**Source data:**
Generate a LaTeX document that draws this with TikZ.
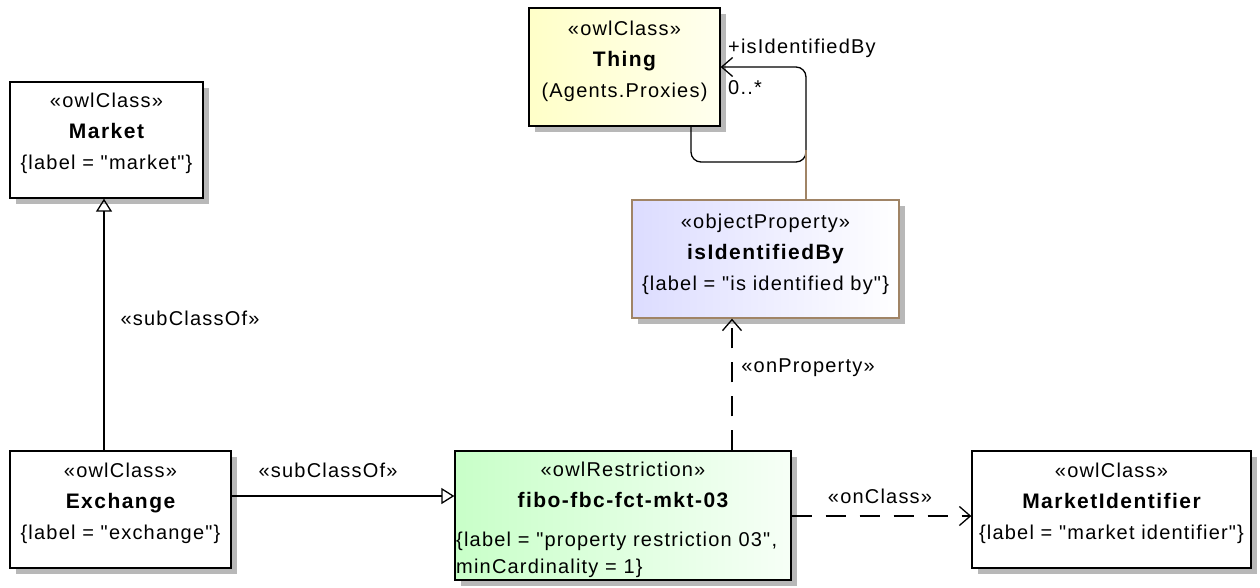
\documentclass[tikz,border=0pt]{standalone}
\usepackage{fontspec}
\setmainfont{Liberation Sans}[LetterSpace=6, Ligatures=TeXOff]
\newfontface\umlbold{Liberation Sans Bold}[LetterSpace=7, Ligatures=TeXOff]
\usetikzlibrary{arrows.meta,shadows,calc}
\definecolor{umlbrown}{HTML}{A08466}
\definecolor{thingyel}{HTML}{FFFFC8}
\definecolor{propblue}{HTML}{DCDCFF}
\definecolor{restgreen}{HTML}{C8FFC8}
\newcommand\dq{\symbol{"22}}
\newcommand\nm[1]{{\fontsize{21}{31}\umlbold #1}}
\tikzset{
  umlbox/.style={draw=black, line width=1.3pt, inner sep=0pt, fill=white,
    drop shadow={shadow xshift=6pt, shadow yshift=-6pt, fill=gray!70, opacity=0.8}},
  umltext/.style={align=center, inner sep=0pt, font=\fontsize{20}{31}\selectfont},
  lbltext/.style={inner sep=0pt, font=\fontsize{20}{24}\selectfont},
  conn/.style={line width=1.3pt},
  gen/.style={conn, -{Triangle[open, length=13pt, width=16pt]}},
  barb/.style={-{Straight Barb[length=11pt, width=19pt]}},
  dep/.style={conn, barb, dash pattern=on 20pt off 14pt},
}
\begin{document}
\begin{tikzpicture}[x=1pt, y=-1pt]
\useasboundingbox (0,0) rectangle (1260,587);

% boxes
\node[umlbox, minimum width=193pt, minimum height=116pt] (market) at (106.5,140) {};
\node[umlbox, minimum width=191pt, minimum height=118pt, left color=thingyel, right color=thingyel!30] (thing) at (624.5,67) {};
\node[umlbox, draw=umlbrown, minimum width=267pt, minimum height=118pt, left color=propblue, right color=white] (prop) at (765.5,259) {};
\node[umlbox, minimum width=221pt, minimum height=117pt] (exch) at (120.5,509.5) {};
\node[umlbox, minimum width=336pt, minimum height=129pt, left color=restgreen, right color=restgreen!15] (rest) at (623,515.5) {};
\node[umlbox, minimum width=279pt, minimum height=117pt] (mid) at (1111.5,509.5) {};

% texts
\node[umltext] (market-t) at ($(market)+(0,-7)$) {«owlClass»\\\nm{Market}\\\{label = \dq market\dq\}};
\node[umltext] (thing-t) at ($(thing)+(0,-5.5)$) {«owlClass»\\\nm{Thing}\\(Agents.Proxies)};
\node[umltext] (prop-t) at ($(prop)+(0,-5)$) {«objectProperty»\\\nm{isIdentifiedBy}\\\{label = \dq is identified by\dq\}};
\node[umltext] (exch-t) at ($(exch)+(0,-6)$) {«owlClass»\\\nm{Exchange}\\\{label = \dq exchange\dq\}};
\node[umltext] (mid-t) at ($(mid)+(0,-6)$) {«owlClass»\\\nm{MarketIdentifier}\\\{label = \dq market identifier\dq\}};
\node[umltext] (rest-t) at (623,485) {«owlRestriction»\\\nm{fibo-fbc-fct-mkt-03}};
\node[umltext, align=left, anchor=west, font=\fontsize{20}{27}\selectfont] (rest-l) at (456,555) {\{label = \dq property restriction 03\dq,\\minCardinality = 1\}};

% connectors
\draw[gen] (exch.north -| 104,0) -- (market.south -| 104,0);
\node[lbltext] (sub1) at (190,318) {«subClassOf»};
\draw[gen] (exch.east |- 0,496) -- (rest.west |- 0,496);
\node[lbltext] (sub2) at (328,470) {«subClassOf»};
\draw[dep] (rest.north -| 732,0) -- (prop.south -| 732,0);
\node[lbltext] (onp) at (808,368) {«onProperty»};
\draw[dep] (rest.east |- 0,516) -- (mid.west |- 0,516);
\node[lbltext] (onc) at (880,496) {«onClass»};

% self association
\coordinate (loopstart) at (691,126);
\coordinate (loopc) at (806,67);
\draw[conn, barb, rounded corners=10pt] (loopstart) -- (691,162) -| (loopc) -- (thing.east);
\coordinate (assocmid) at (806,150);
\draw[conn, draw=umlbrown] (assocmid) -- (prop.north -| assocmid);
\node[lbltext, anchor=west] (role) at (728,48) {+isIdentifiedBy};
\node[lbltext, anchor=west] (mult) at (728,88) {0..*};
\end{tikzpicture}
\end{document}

**Task details:** Copy the whole listing above word for word but do not carry over the pictures.

**Exercise solution:**
Generate a LaTeX document that draws this with TikZ.
\documentclass[tikz,border=0pt]{standalone}
\usepackage{fontspec}
\setmainfont{Liberation Sans}[LetterSpace=6, Ligatures=TeXOff]
\newfontface\umlbold{Liberation Sans Bold}[LetterSpace=7, Ligatures=TeXOff]
\usetikzlibrary{arrows.meta,shadows,calc}
\definecolor{umlbrown}{HTML}{A08466}
\definecolor{thingyel}{HTML}{FFFFC8}
\definecolor{propblue}{HTML}{DCDCFF}
\definecolor{restgreen}{HTML}{C8FFC8}
\newcommand\dq{\symbol{"22}}
\newcommand\nm[1]{{\fontsize{21}{31}\umlbold #1}}
\tikzset{
  umlbox/.style={draw=black, line width=1.3pt, inner sep=0pt, fill=white,
    drop shadow={shadow xshift=6pt, shadow yshift=-6pt, fill=gray!70, opacity=0.8}},
  umltext/.style={align=center, inner sep=0pt, font=\fontsize{20}{31}\selectfont},
  lbltext/.style={inner sep=0pt, font=\fontsize{20}{24}\selectfont},
  conn/.style={line width=1.3pt},
  gen/.style={conn, -{Triangle[open, length=13pt, width=16pt]}},
  barb/.style={-{Straight Barb[length=11pt, width=19pt]}},
  dep/.style={conn, barb, dash pattern=on 20pt off 14pt},
}
\begin{document}
\begin{tikzpicture}[x=1pt, y=-1pt]
\useasboundingbox (0,0) rectangle (1260,587);

% boxes
\node[umlbox, minimum width=193pt, minimum height=116pt] (market) at (106.5,140) {};
\node[umlbox, minimum width=191pt, minimum height=118pt, left color=thingyel, right color=thingyel!30] (thing) at (624.5,67) {};
\node[umlbox, draw=umlbrown, minimum width=267pt, minimum height=118pt, left color=propblue, right color=white] (prop) at (765.5,259) {};
\node[umlbox, minimum width=221pt, minimum height=117pt] (exch) at (120.5,509.5) {};
\node[umlbox, minimum width=336pt, minimum height=129pt, left color=restgreen, right color=restgreen!15] (rest) at (623,515.5) {};
\node[umlbox, minimum width=279pt, minimum height=117pt] (mid) at (1111.5,509.5) {};

% texts
\node[umltext] (market-t) at ($(market)+(0,-7)$) {«owlClass»\\\nm{Market}\\\{label = \dq market\dq\}};
\node[umltext] (thing-t) at ($(thing)+(0,-5.5)$) {«owlClass»\\\nm{Thing}\\(Agents.Proxies)};
\node[umltext] (prop-t) at ($(prop)+(0,-5)$) {«objectProperty»\\\nm{isIdentifiedBy}\\\{label = \dq is identified by\dq\}};
\node[umltext] (exch-t) at ($(exch)+(0,-6)$) {«owlClass»\\\nm{Exchange}\\\{label = \dq exchange\dq\}};
\node[umltext] (mid-t) at ($(mid)+(0,-6)$) {«owlClass»\\\nm{MarketIdentifier}\\\{label = \dq market identifier\dq\}};
\node[umltext] (rest-t) at (623,485) {«owlRestriction»\\\nm{fibo-fbc-fct-mkt-03}};
\node[umltext, align=left, anchor=west, font=\fontsize{20}{27}\selectfont] (rest-l) at (456,555) {\{label = \dq property restriction 03\dq,\\minCardinality = 1\}};

% connectors
\draw[gen] (exch.north -| 104,0) -- (market.south -| 104,0);
\node[lbltext] (sub1) at (190,318) {«subClassOf»};
\draw[gen] (exch.east |- 0,496) -- (rest.west |- 0,496);
\node[lbltext] (sub2) at (328,470) {«subClassOf»};
\draw[dep] (rest.north -| 732,0) -- (prop.south -| 732,0);
\node[lbltext] (onp) at (808,368) {«onProperty»};
\draw[dep] (rest.east |- 0,516) -- (mid.west |- 0,516);
\node[lbltext] (onc) at (880,496) {«onClass»};

% self association
\coordinate (loopstart) at (691,126);
\coordinate (loopc) at (806,67);
\draw[conn, barb, rounded corners=10pt] (loopstart) -- (691,162) -| (loopc) -- (thing.east);
\coordinate (assocmid) at (806,150);
\draw[conn, draw=umlbrown] (assocmid) -- (prop.north -| assocmid);
\node[lbltext, anchor=west] (role) at (728,48) {+isIdentifiedBy};
\node[lbltext, anchor=west] (mult) at (728,88) {0..*};
\end{tikzpicture}
\end{document}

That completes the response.